The story of punk and the story of queer are tied so closely together. Bollox, the UK’s biggest Queer Alt. Club night and Rebel Dykes, a film in production about punk dykes from 1980s, are coming together to celebrate the history of punk and queer at HOME in Manchester on Sunday afternoon, on February 25th called Too Punk to be Queer.
Lucy Robinson, Punk Professor from Sussex University suggests that the word Punk is from the Polari (a gay slang) and meant a young virgin homosexual. Kath McDermott, who is on the panel discussion as part of the event, produced a brilliant BBC podcast, “Queer as Punk”. This tells the story of how early punk took its inspiration from the queer world. The Bromley contingent, which included Siouxsie Sioux and Billy Idol, socialised in a lesbian bar in Soho. The Ranch on Dale Street in Manchester is often mentioned as the true home of Manchester punk. It was beneath drag bar Foo Foo’s Palace and was connected to the Foo Foo’s by a door behind the bar. The Ranch was host to bands like Buzzcocks, The Fall and The Distractions. Lesbian and gay bars offered a sort of security to young punks in the 70s and 80s, and punk was a subculture which was welcoming to young queers.
“Punk in its very essence is queer,” said Tali Clarke, a London-based filmmaker and creator of the Pride Punx float, which recently took part in London’s annual pride parade. “It’s no labels, open and accepting and very anti-homophobic and anti-racist. In its essence, LGBTQ culture strives to be accepted and commercialized in the mainstream consciousness. Punk rock and alternative culture wants the very opposite of that.”
At the Bollox and Rebel Dykes event, Queen Zee & The Sasstones are giving a rare acoustic performance to welcome the audience into the Cinema. Queen Zee describes their music as, “a hardcore band playing pop music, or maybe a pop band playing hardcore music – it’s somewhere between there. It’s essentially just a noisy, angry, very lame band”.
As part of the event, Bollox and Rebel Dykes are bringing to HOME in Manchester one of the first UK showings of a documentary film directed by Berlin-based filmmaker Yony Leyser. “Queercore: How to Punk a Revolution” is a feature-length snapshot into the music and magazines that gave voice to LGBTQ outsiders — those who didn’t subscribe to the dominant gay scenes erupting in vogue dance or macho dress, for example. The rejection of mainstream gay culture and the full-throttled embrace of an alternative to the fight for widespread acceptance are among the defining characteristics of a queer underground scene born in the 1980s with punk rock roots.
Leyser said that he was a freak, “I dressed different. I thought different. I was always rejected by society, and I also felt rejected by the gay community. I wanted to be an activist. I wanted to go to rock shows. I wanted to make art.” “Queercore,” or “homocore,” was one of the gay punk movement that provided an answer.

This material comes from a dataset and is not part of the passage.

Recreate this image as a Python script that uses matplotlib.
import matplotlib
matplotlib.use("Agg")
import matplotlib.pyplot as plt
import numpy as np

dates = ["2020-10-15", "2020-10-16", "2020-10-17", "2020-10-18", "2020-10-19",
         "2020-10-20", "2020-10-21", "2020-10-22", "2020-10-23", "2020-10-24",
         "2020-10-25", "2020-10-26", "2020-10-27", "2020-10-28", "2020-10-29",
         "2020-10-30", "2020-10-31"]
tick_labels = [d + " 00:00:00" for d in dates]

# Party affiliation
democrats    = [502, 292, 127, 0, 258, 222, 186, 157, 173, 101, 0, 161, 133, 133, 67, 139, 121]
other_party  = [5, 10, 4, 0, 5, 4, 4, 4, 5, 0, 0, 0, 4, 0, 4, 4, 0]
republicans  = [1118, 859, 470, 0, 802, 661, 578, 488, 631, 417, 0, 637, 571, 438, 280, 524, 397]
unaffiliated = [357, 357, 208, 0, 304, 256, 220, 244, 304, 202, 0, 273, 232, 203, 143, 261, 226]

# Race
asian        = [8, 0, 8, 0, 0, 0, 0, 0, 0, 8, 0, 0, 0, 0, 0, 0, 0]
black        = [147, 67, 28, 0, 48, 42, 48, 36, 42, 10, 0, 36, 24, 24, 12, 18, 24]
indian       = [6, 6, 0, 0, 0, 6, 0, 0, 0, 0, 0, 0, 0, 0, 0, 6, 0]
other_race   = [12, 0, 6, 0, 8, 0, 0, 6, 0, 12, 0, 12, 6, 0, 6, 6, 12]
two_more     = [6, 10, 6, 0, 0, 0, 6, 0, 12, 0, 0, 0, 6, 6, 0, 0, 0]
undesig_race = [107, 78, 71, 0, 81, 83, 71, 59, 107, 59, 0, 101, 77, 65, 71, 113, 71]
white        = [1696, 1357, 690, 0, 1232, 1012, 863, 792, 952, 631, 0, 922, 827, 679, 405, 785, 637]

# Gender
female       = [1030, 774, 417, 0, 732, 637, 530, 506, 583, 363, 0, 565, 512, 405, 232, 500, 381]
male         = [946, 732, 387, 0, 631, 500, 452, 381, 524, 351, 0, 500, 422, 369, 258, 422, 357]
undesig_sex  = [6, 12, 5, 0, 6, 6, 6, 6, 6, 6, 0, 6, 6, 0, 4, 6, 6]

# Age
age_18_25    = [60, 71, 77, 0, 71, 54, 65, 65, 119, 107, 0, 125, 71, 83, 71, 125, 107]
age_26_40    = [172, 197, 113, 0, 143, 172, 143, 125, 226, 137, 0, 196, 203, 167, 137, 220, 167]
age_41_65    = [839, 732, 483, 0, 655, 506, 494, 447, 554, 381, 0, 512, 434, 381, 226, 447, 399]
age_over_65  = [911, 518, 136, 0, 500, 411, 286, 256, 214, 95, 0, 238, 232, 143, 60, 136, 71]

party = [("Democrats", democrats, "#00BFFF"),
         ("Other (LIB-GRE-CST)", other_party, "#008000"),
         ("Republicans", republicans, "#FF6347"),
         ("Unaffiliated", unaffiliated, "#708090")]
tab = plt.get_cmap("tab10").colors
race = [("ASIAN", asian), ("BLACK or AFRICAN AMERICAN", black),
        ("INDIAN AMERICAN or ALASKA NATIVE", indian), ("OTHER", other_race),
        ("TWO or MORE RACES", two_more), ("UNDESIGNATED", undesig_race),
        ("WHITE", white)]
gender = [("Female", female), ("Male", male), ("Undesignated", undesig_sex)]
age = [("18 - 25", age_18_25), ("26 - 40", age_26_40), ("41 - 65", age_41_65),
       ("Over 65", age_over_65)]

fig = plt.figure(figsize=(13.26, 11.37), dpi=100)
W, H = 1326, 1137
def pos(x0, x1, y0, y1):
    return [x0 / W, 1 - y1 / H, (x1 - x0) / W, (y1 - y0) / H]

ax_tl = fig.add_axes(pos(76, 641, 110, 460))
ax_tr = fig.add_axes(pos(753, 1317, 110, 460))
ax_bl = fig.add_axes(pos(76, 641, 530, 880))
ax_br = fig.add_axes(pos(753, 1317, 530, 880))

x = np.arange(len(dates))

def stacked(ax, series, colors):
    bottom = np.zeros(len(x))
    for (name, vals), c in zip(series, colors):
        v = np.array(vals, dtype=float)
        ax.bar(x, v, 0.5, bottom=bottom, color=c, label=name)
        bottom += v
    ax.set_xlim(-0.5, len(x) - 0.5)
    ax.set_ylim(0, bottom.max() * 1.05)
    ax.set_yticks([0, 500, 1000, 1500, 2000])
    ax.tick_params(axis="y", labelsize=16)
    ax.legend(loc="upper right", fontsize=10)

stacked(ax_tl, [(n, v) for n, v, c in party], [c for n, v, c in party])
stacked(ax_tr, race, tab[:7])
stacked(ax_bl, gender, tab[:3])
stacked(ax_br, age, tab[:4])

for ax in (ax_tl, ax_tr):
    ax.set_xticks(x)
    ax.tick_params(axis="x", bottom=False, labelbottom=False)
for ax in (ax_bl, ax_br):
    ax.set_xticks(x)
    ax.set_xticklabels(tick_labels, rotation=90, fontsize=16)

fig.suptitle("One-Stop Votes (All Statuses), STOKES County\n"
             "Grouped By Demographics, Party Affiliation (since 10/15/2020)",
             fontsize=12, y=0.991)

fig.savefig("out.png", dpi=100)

While having grown up in Chicago nearly a decade after his documentary’s timeline starts, Leyser’s experience of social isolation mirrors that of his film’s protagonists, Bruce LaBruce and G.B. Jones, who in the 1980s were two twenty-somethings living in Toronto who liked rock music and embraced their queerness. But LaBruce, now a well-known filmmaker and provocateur, and Jones, one of the founders of the all-female, post-punk band Fifth Column, didn’t exactly identify with gay culture at the time, relating more to the anti-establishment call of the punk movement.
Leyser’s film is packed with archival footage and fresh interviews that educate his audience about queercore’s cultural significance. Southern California bands like Tribe 8 and Pansy Division, which would lay the groundwork to influence others like Green Day, Nirvana and Peaches, are among the groups featured in the film. These bands turned sexuality upside down, offering alternative representations to the mainstream, most noted today by transgender woman Laura Jane Grace, the lead singer of Against Me!.

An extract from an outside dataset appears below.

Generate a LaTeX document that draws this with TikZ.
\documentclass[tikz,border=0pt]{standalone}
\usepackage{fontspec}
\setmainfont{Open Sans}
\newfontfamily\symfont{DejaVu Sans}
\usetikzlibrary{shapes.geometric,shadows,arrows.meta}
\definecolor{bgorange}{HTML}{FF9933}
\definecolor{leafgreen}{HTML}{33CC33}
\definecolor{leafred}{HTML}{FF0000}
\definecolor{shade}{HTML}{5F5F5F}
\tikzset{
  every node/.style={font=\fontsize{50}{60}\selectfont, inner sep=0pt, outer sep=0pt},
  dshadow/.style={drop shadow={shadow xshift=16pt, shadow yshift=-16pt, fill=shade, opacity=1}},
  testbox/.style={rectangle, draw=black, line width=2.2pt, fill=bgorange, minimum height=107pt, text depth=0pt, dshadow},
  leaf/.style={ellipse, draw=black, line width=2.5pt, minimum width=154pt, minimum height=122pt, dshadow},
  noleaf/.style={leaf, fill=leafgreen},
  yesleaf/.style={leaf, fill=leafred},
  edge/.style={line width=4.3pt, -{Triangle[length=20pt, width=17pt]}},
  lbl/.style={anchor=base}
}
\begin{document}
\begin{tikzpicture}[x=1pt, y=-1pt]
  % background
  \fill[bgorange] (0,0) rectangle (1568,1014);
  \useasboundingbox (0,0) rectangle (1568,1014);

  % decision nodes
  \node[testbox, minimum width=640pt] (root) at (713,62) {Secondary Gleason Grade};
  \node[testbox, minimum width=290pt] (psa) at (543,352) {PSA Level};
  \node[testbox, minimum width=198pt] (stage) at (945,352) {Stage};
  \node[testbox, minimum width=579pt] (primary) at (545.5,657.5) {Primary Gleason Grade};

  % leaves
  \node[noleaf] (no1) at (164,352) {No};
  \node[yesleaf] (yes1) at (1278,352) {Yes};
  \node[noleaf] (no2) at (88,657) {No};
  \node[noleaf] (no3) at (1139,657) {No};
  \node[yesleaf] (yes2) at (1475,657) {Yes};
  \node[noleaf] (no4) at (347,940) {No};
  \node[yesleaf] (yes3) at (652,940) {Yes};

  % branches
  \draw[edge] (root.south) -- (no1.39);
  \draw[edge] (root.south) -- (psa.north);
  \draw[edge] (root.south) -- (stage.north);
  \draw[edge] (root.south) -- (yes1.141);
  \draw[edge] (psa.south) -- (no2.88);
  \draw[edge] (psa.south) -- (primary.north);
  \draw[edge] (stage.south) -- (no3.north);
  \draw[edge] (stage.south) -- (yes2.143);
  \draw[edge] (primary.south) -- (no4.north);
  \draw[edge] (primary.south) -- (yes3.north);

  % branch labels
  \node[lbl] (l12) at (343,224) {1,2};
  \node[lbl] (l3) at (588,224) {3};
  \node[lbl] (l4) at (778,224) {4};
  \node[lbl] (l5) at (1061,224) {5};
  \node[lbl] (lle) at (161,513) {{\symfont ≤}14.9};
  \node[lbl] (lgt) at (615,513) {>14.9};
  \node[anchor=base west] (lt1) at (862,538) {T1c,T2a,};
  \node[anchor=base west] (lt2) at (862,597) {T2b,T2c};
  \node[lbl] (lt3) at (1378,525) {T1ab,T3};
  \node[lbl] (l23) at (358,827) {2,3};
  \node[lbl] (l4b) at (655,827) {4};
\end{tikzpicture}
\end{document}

“Rebel Dykes,” an upcoming documentary about punk lesbians in 1980s London. Siobhan Fahey, who is producing the film said, “I was a rebel dyke. I felt very excluded from mainstream society but also from the more mainstream lesbians who had, what we thought, were some problematic politics. They were very separatist and quite anti-men, and we just wanted to have a lot of fun, do drugs and have lots of sex and make music, which they seemed to disapprove of. So we created our own scene.”
Bollox and Rebel Dykes will be bringing together Kath McDermott, and Susan O’Shea, who has written about Punk-Inspired Feminist Networks, and Yony Leyser, to discuss the legacy and the future of queer punk music and subculture.